> Stated task: Repeat the listing word for word. No pictures belong in the copy.

> Stored data:
-----
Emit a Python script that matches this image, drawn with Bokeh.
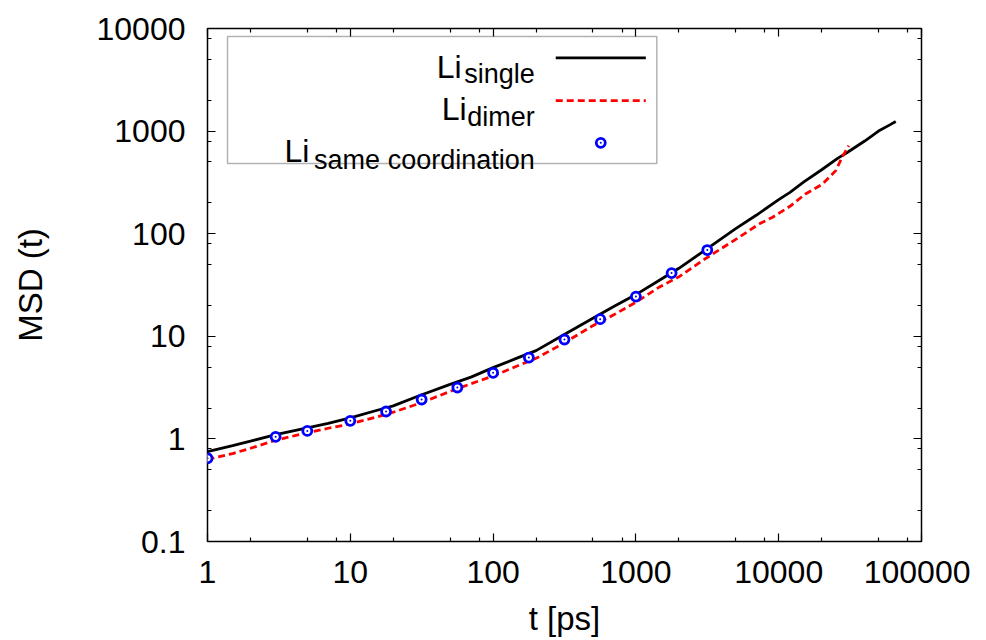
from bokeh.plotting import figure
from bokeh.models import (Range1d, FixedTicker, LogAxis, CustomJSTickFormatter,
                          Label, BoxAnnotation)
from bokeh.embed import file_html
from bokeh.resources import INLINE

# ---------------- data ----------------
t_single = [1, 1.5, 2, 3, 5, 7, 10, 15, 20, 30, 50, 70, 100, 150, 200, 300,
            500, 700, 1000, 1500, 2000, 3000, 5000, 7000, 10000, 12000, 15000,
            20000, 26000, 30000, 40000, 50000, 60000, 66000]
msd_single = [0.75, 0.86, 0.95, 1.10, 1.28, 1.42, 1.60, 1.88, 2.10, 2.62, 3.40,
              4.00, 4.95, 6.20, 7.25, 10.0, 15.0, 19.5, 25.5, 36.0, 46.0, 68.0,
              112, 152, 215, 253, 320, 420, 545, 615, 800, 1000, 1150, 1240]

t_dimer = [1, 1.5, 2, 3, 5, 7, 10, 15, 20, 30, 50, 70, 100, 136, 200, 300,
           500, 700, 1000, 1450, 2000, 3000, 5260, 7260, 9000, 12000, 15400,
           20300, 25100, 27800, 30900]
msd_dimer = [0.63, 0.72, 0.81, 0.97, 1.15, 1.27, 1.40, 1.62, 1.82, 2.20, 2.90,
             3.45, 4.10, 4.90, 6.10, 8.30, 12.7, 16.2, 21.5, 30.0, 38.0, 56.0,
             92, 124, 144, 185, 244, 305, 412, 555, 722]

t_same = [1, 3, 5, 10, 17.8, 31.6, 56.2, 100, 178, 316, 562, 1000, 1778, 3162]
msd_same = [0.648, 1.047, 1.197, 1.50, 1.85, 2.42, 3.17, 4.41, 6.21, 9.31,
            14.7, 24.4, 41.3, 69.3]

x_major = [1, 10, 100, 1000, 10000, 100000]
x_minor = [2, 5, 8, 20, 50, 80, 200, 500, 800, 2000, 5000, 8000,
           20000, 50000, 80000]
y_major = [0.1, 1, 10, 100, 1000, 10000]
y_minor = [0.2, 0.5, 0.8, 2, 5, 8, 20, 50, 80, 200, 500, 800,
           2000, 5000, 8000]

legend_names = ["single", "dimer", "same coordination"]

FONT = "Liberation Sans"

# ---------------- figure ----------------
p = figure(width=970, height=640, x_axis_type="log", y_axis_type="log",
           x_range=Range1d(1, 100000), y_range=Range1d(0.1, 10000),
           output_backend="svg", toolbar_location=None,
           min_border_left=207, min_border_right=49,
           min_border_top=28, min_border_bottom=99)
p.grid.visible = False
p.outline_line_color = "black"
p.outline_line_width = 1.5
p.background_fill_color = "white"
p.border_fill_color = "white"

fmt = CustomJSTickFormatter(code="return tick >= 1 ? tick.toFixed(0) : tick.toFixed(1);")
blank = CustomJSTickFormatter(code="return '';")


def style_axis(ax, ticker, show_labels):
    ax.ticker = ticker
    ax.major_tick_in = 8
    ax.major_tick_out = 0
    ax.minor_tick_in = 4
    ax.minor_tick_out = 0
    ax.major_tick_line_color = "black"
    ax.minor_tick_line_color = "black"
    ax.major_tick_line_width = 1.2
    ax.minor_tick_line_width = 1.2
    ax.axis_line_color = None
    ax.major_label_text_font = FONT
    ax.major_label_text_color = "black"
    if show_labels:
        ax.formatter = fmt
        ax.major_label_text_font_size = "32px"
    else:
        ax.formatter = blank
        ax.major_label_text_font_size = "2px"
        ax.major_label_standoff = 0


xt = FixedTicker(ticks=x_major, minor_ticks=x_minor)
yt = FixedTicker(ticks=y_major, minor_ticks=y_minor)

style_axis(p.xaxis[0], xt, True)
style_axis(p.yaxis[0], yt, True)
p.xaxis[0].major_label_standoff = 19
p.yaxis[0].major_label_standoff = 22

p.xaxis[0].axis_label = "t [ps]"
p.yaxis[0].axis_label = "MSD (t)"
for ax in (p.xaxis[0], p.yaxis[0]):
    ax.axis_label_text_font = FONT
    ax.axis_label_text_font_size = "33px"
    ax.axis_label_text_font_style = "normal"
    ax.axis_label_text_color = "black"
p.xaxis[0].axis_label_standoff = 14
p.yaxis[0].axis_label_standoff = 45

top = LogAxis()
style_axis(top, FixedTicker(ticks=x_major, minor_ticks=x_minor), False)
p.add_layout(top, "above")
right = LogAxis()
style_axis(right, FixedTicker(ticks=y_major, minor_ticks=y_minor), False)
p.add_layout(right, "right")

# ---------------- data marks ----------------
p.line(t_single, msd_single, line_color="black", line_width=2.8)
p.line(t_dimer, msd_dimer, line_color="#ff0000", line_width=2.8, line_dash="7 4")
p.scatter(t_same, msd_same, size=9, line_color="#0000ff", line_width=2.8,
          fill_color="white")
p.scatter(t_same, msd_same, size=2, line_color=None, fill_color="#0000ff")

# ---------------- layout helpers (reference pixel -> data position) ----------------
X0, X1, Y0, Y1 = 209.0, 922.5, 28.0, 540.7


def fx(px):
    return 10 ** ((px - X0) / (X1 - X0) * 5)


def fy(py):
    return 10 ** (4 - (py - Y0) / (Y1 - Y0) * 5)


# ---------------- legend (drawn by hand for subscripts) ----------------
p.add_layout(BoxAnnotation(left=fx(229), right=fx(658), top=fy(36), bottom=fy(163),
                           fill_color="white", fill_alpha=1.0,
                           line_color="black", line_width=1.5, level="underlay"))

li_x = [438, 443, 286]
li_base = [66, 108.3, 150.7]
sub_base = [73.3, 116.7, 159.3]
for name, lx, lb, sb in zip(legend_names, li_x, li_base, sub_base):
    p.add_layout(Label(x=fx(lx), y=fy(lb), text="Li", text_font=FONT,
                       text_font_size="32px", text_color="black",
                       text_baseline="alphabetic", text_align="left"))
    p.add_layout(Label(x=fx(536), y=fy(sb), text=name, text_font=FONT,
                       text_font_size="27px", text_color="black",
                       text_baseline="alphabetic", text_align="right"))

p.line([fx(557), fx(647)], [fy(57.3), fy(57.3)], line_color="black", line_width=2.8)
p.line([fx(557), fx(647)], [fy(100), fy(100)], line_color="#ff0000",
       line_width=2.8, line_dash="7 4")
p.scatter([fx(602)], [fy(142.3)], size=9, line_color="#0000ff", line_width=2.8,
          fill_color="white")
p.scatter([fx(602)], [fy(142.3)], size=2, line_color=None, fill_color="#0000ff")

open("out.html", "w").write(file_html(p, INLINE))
-----
> Finished answer:
Emit a Python script that matches this image, drawn with Bokeh.
from bokeh.plotting import figure
from bokeh.models import (Range1d, FixedTicker, LogAxis, CustomJSTickFormatter,
                          Label, BoxAnnotation)
from bokeh.embed import file_html
from bokeh.resources import INLINE

# ---------------- data ----------------
t_single = [1, 1.5, 2, 3, 5, 7, 10, 15, 20, 30, 50, 70, 100, 150, 200, 300,
            500, 700, 1000, 1500, 2000, 3000, 5000, 7000, 10000, 12000, 15000,
            20000, 26000, 30000, 40000, 50000, 60000, 66000]
msd_single = [0.75, 0.86, 0.95, 1.10, 1.28, 1.42, 1.60, 1.88, 2.10, 2.62, 3.40,
              4.00, 4.95, 6.20, 7.25, 10.0, 15.0, 19.5, 25.5, 36.0, 46.0, 68.0,
              112, 152, 215, 253, 320, 420, 545, 615, 800, 1000, 1150, 1240]

t_dimer = [1, 1.5, 2, 3, 5, 7, 10, 15, 20, 30, 50, 70, 100, 136, 200, 300,
           500, 700, 1000, 1450, 2000, 3000, 5260, 7260, 9000, 12000, 15400,
           20300, 25100, 27800, 30900]
msd_dimer = [0.63, 0.72, 0.81, 0.97, 1.15, 1.27, 1.40, 1.62, 1.82, 2.20, 2.90,
             3.45, 4.10, 4.90, 6.10, 8.30, 12.7, 16.2, 21.5, 30.0, 38.0, 56.0,
             92, 124, 144, 185, 244, 305, 412, 555, 722]

t_same = [1, 3, 5, 10, 17.8, 31.6, 56.2, 100, 178, 316, 562, 1000, 1778, 3162]
msd_same = [0.648, 1.047, 1.197, 1.50, 1.85, 2.42, 3.17, 4.41, 6.21, 9.31,
            14.7, 24.4, 41.3, 69.3]

x_major = [1, 10, 100, 1000, 10000, 100000]
x_minor = [2, 5, 8, 20, 50, 80, 200, 500, 800, 2000, 5000, 8000,
           20000, 50000, 80000]
y_major = [0.1, 1, 10, 100, 1000, 10000]
y_minor = [0.2, 0.5, 0.8, 2, 5, 8, 20, 50, 80, 200, 500, 800,
           2000, 5000, 8000]

legend_names = ["single", "dimer", "same coordination"]

FONT = "Liberation Sans"

# ---------------- figure ----------------
p = figure(width=970, height=640, x_axis_type="log", y_axis_type="log",
           x_range=Range1d(1, 100000), y_range=Range1d(0.1, 10000),
           output_backend="svg", toolbar_location=None,
           min_border_left=207, min_border_right=49,
           min_border_top=28, min_border_bottom=99)
p.grid.visible = False
p.outline_line_color = "black"
p.outline_line_width = 1.5
p.background_fill_color = "white"
p.border_fill_color = "white"

fmt = CustomJSTickFormatter(code="return tick >= 1 ? tick.toFixed(0) : tick.toFixed(1);")
blank = CustomJSTickFormatter(code="return '';")


def style_axis(ax, ticker, show_labels):
    ax.ticker = ticker
    ax.major_tick_in = 8
    ax.major_tick_out = 0
    ax.minor_tick_in = 4
    ax.minor_tick_out = 0
    ax.major_tick_line_color = "black"
    ax.minor_tick_line_color = "black"
    ax.major_tick_line_width = 1.2
    ax.minor_tick_line_width = 1.2
    ax.axis_line_color = None
    ax.major_label_text_font = FONT
    ax.major_label_text_color = "black"
    if show_labels:
        ax.formatter = fmt
        ax.major_label_text_font_size = "32px"
    else:
        ax.formatter = blank
        ax.major_label_text_font_size = "2px"
        ax.major_label_standoff = 0


xt = FixedTicker(ticks=x_major, minor_ticks=x_minor)
yt = FixedTicker(ticks=y_major, minor_ticks=y_minor)

style_axis(p.xaxis[0], xt, True)
style_axis(p.yaxis[0], yt, True)
p.xaxis[0].major_label_standoff = 19
p.yaxis[0].major_label_standoff = 22

p.xaxis[0].axis_label = "t [ps]"
p.yaxis[0].axis_label = "MSD (t)"
for ax in (p.xaxis[0], p.yaxis[0]):
    ax.axis_label_text_font = FONT
    ax.axis_label_text_font_size = "33px"
    ax.axis_label_text_font_style = "normal"
    ax.axis_label_text_color = "black"
p.xaxis[0].axis_label_standoff = 14
p.yaxis[0].axis_label_standoff = 45

top = LogAxis()
style_axis(top, FixedTicker(ticks=x_major, minor_ticks=x_minor), False)
p.add_layout(top, "above")
right = LogAxis()
style_axis(right, FixedTicker(ticks=y_major, minor_ticks=y_minor), False)
p.add_layout(right, "right")

# ---------------- data marks ----------------
p.line(t_single, msd_single, line_color="black", line_width=2.8)
p.line(t_dimer, msd_dimer, line_color="#ff0000", line_width=2.8, line_dash="7 4")
p.scatter(t_same, msd_same, size=9, line_color="#0000ff", line_width=2.8,
          fill_color="white")
p.scatter(t_same, msd_same, size=2, line_color=None, fill_color="#0000ff")

# ---------------- layout helpers (reference pixel -> data position) ----------------
X0, X1, Y0, Y1 = 209.0, 922.5, 28.0, 540.7


def fx(px):
    return 10 ** ((px - X0) / (X1 - X0) * 5)


def fy(py):
    return 10 ** (4 - (py - Y0) / (Y1 - Y0) * 5)


# ---------------- legend (drawn by hand for subscripts) ----------------
p.add_layout(BoxAnnotation(left=fx(229), right=fx(658), top=fy(36), bottom=fy(163),
                           fill_color="white", fill_alpha=1.0,
                           line_color="black", line_width=1.5, level="underlay"))

li_x = [438, 443, 286]
li_base = [66, 108.3, 150.7]
sub_base = [73.3, 116.7, 159.3]
for name, lx, lb, sb in zip(legend_names, li_x, li_base, sub_base):
    p.add_layout(Label(x=fx(lx), y=fy(lb), text="Li", text_font=FONT,
                       text_font_size="32px", text_color="black",
                       text_baseline="alphabetic", text_align="left"))
    p.add_layout(Label(x=fx(536), y=fy(sb), text=name, text_font=FONT,
                       text_font_size="27px", text_color="black",
                       text_baseline="alphabetic", text_align="right"))

p.line([fx(557), fx(647)], [fy(57.3), fy(57.3)], line_color="black", line_width=2.8)
p.line([fx(557), fx(647)], [fy(100), fy(100)], line_color="#ff0000",
       line_width=2.8, line_dash="7 4")
p.scatter([fx(602)], [fy(142.3)], size=9, line_color="#0000ff", line_width=2.8,
          fill_color="white")
p.scatter([fx(602)], [fy(142.3)], size=2, line_color=None, fill_color="#0000ff")

open("out.html", "w").write(file_html(p, INLINE))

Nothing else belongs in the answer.